For “The Magic School Bus in the Time of the Dinosaurs” (1994; during a field trip to a dinosaur dig, the bus turns into a time machine), Armand Morgan of the Yale-Peabody Museum of Natural History brought Ms. Cole dinosaur fossils so she could compare sizes. For “The Magic School Bus Inside a Hurricane” (1995; the bus turns into a hot-air balloon and the kids get an up-close look at a hurricane breeding ground), she consulted an expert at the National Hurricane Center.

Ms. Cole was a careful researcher. For “The Magic School Bus in the Time of the Dinosaurs,” Armand Morgan of the Yale-Peabody Museum of Natural History brought her dinosaur fossils so she could compare sizes. Credit...Scholastic

“Just as ‘Sesame Street’ revolutionized the teaching of letters and numbers by making it so entertaining that children had no idea they were actually learning something,” Katherine Bouton wrote in The New York Times Book Review in 1988, assessing “The Magic School Bus Inside the Earth,” “so the ‘Magic School Bus’ books make science so much fun that the information is almost incidental.”

Joanna Reid Basilea was born on Aug. 11, 1944, in Newark. Her father, Mario, was a house painter, and her mother, Elizabeth, was a homemaker. An influential science teacher she had as a child was part of the inspiration for Ms. Frizzle, Ms. Cole often said, though that character’s look — frizzy hair, colorful outfits — owed more to one of Mr. Degen’s math teachers.

Ms. Cole attended the University of Massachusetts and Indiana University before graduating from City College of New York with a bachelor’s degree in psychology in 1967, two years after marrying Philip A. Cole.

She taught elementary school, but not for long.

“It’s the hardest job in the world,” she told The Ottawa Citizen in 1999. “I said, ‘I can’t do this; I’ve got to find something easier.’”

She was working at Newsweek in New York, answering letters to the editor that weren’t going to be published, when she decided to try writing something of her own. With her love of science, she thought a children’s book about an insect might be a good starting point.

“An article in The Wall Street Journal inspired me to do some research,” she said in an autobiographical blurb on the Scholastic website. “I discovered that there had never been a children’s book written about cockroaches before. So I thought, Why not? Plus, I had ample time to study that creature in my low-budget New York apartment!”

“Cockroaches” was published in 1971, and an assortment of other books followed, including several about the Clown-Around family and anthologies like “Best-Loved Folktales of the World” (1982). Then came the “Magic School Bus” series, based on a suggestion by a Scholastic editor, Craig Walker, who paired Ms. Cole with Mr.
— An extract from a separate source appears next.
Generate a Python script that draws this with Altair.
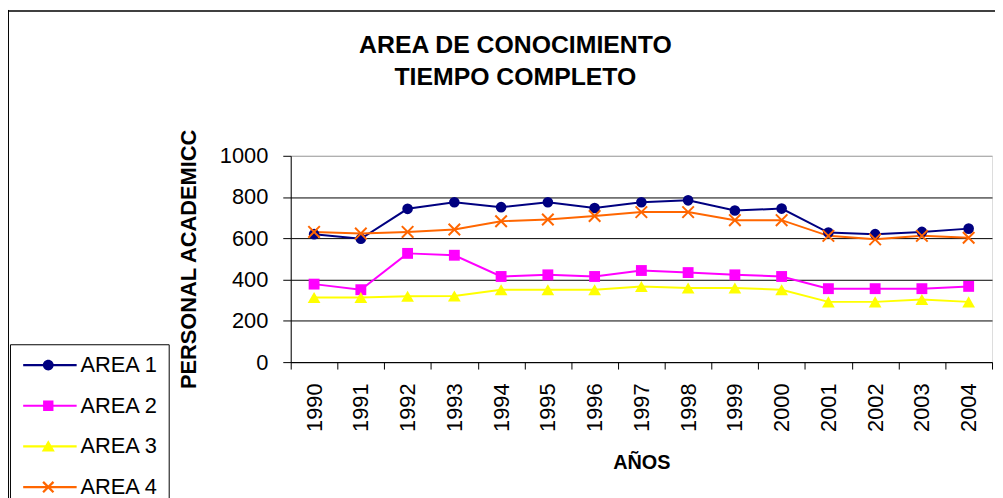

Degen.

The books are intricate, containing not only the main text but also notes written by the fictional students, thought-bubble dialogue and other paraphernalia.
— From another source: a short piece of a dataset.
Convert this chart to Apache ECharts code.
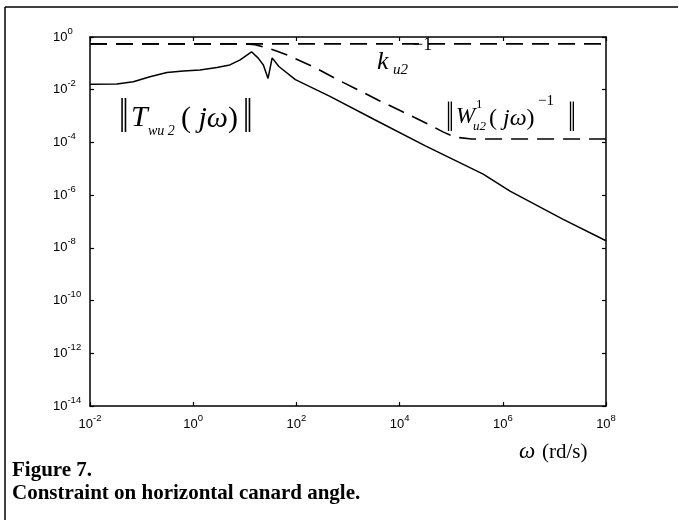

“In the world of children’s books it is not often necessary for illustrator and writer to actually meet,” Mr. Degen said of Ms. Cole’s death in the Scholastic announcement, “but there were conundrums with M.S.B. Every page was so complicated, we had to make decisions: How to make it work. Could it work? And we did. Together.”

Joanna Cole with Bruce Degen, the illustrator of the “Magic School Bus” books. “Every page was so complicated, we had to make decisions,” Mr. Degen said: “How to make it work. Could it work? And we did. Together.”Credit...Scholastic, via Associated Press

The popularity of the result took Ms. Cole by surprise.
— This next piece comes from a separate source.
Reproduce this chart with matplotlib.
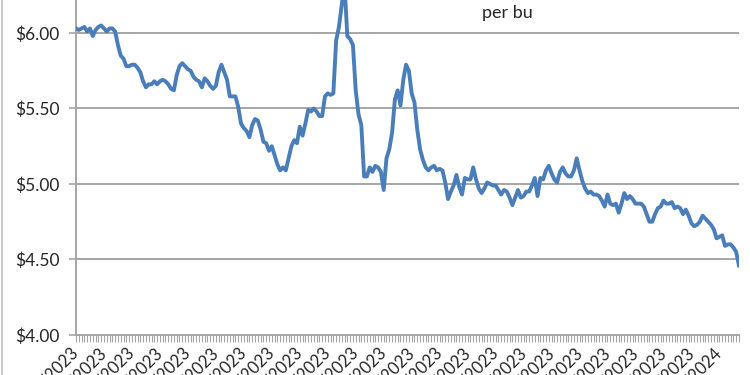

“A friend of mine said this is a dream come true, but it’s beyond any dream I had,” she told The New York Times in 1994, when sales had hit 10 million copies. “I wanted to write children’s books and be successful at it, but this is something else altogether. This is a once-in-a-lifetime experience.”

Stephanie Calmenson, who collaborated with Ms. Cole on several books, posted a tribute on the website of the Society of Children’s Book Writers and Illustrators. “She’s been a forerunner on many fronts,” Ms. Calmenson wrote, “and has given children and families so much, from knowledge to belly laughs.”

Today, Scholastic said, more than 93 million copies of the “Magic School Bus” tales are in print in 13 countries. In 1995, Lily Tomlin won a Daytime Emmy Award for voicing the character of Ms. Frizzle in the animated PBS series that had begun the year before. In 2017, Netflix introduced another animated series, “The Magic School Bus Rides Again.” Four television specials are forthcoming, Scholastic said, and a live-action feature film is in the works.

Ms. Cole is survived by her husband; a sister, Virginia McBride; a daughter, Rachel Cole; and two grandchildren.

Ms. Cole was often asked if she had based Ms. Frizzle on herself. But she said the character Arnold, a student averse to the disruption of routines, was closer to her in spirit.

“I love to explain science,” she told Newsday in 1996. “I’m also like Arnold in that I don’t like adventure. I didn’t even want to go on the teacup ride in Disneyland.”